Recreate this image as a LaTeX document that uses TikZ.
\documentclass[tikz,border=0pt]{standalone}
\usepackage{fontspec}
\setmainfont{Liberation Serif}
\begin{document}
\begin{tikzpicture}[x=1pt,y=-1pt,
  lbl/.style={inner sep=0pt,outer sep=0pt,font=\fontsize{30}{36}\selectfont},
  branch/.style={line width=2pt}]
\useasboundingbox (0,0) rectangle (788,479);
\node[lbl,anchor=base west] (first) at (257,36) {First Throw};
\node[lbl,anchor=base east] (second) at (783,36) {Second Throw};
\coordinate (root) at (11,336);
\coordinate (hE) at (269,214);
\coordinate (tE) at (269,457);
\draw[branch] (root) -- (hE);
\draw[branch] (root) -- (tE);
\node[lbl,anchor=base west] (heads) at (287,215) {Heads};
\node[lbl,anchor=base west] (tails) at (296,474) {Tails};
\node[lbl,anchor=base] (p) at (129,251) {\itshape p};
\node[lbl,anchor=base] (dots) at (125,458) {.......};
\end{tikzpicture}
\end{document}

━━━━━━━━

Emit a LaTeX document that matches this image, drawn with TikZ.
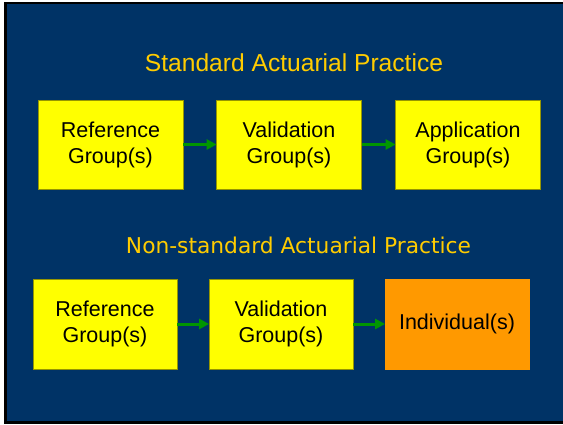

━━━━━━━━

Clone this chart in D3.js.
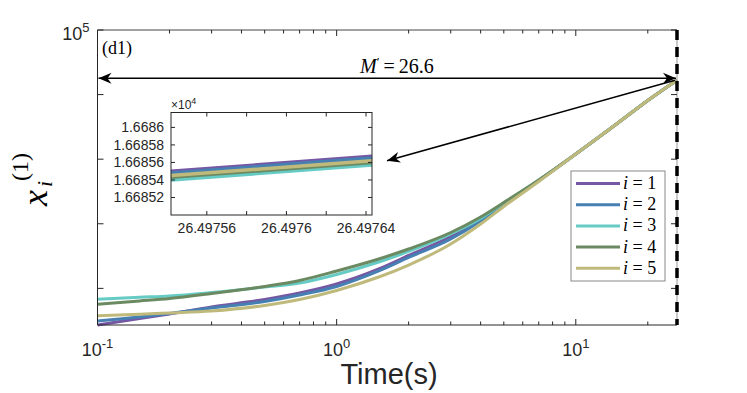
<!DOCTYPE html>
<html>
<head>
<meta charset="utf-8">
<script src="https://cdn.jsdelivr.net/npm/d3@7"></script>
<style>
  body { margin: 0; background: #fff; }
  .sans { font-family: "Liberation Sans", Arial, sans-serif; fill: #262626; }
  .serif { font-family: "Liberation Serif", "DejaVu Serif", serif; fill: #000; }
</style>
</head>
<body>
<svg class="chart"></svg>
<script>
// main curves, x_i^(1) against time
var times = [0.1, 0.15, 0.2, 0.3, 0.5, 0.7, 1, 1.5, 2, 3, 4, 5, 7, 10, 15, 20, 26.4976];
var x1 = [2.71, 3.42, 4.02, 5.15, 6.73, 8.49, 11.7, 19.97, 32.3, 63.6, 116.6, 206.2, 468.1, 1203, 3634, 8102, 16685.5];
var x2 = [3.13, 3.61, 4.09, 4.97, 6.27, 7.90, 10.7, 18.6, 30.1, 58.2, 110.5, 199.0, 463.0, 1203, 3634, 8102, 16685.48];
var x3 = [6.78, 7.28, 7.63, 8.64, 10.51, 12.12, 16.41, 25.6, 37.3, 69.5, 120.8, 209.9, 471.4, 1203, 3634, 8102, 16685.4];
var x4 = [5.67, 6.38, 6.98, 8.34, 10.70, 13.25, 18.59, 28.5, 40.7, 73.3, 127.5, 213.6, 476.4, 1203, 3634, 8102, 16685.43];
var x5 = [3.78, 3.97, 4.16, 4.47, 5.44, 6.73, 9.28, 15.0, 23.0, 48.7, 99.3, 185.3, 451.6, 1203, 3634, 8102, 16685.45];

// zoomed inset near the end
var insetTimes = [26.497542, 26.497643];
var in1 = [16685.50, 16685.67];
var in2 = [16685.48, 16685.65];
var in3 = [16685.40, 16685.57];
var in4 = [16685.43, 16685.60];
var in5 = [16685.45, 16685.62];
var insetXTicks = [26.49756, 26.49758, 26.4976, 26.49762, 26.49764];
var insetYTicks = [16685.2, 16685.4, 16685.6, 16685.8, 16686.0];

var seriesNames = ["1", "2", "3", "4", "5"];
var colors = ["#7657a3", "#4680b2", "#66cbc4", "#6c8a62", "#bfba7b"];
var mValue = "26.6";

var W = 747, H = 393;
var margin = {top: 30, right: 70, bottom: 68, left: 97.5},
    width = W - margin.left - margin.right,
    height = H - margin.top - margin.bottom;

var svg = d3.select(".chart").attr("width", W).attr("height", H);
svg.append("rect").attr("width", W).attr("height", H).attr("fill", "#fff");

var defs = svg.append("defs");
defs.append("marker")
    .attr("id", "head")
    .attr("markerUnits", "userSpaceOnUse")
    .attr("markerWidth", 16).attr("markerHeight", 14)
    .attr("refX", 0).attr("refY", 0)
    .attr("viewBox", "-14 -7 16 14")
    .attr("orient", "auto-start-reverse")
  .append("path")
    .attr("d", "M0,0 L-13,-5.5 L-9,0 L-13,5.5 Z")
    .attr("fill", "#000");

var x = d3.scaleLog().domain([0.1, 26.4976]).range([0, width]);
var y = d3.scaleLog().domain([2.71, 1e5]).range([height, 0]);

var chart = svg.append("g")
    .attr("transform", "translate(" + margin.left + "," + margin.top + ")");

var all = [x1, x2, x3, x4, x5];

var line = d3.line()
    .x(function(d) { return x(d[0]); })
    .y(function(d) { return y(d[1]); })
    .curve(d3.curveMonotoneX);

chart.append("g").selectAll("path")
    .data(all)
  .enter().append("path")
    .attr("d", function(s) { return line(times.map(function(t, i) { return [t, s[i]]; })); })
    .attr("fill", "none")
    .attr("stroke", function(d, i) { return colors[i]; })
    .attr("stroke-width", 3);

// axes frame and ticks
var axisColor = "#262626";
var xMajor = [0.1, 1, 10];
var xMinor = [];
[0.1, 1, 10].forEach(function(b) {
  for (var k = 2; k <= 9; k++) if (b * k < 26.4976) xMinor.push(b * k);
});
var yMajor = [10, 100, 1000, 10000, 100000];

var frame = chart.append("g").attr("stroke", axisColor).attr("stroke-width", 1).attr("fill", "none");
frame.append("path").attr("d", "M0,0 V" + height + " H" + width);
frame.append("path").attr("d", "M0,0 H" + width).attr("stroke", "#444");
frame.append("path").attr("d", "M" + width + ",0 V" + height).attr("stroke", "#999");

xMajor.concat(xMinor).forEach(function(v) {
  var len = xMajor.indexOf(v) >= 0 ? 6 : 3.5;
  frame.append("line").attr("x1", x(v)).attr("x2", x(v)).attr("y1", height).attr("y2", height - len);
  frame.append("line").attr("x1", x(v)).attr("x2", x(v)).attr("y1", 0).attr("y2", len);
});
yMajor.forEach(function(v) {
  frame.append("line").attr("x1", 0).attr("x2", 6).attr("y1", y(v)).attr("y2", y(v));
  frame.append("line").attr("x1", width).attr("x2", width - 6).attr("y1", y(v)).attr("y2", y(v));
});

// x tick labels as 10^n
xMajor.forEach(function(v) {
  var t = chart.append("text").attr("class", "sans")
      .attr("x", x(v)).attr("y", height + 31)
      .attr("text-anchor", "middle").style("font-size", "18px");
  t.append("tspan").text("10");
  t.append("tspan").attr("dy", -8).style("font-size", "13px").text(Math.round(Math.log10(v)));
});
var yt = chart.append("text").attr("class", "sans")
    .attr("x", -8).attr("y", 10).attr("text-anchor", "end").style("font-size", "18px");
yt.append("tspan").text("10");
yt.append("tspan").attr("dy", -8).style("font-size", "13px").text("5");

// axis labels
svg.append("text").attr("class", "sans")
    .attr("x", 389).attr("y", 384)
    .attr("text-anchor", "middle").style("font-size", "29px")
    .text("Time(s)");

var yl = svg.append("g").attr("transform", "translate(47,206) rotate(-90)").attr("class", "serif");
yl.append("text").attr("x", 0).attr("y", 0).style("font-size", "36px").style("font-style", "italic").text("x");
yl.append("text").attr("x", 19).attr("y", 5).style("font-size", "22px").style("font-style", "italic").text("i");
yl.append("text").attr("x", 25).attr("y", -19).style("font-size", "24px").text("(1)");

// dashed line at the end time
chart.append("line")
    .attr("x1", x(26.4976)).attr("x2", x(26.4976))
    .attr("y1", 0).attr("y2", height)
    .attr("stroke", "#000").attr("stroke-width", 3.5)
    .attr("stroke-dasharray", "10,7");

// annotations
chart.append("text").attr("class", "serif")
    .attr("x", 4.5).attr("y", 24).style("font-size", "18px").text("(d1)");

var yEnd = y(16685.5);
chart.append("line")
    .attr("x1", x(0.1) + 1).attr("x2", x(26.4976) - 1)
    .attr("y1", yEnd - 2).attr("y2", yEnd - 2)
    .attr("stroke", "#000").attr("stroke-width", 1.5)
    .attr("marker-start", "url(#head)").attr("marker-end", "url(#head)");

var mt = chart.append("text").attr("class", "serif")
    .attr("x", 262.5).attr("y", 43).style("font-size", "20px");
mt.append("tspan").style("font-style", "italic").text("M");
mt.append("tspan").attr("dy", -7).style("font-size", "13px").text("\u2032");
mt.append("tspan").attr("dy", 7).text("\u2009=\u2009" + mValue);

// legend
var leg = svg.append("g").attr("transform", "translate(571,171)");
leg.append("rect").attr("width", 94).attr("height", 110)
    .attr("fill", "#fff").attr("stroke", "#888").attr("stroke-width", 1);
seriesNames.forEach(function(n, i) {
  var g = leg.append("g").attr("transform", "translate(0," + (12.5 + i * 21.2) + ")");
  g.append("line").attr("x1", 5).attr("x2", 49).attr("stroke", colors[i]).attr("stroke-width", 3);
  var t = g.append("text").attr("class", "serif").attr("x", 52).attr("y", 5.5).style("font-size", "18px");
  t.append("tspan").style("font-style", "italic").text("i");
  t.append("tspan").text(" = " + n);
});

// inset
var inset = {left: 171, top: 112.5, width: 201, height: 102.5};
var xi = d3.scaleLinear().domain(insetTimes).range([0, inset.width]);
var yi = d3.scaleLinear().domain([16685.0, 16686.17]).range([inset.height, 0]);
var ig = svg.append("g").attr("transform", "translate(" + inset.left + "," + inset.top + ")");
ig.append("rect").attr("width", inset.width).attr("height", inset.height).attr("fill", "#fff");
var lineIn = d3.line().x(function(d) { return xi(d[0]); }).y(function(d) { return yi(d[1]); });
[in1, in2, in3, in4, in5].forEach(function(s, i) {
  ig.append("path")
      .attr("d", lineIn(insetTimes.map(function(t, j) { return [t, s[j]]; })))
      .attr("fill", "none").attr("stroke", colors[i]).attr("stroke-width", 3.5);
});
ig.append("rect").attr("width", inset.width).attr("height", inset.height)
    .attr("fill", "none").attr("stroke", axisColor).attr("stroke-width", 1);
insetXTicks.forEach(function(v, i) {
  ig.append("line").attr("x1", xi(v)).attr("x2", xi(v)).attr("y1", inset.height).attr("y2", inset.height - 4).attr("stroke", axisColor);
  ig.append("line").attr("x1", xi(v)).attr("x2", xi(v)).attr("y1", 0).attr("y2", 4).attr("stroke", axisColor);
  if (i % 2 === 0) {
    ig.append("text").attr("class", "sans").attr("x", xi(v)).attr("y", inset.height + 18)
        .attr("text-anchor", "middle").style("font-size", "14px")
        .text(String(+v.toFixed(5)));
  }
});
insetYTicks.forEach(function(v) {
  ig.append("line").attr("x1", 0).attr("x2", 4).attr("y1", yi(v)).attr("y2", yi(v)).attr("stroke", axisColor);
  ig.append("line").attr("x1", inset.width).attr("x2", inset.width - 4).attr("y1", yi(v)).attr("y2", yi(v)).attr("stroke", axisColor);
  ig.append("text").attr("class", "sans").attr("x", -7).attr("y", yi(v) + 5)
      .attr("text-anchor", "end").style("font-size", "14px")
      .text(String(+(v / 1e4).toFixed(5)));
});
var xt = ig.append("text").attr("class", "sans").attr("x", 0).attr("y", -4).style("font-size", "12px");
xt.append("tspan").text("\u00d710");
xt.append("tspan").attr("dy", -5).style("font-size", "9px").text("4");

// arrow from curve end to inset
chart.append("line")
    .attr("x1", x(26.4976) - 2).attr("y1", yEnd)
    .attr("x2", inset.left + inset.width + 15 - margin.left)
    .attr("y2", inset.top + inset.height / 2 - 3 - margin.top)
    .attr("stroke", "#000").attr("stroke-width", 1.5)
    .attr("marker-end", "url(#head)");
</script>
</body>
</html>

━━━━━━━━

Where a line in the entries holds the word "image", copy that line.

#### Full response:
Recreate this image as a LaTeX document that uses TikZ.
Emit a LaTeX document that matches this image, drawn with TikZ.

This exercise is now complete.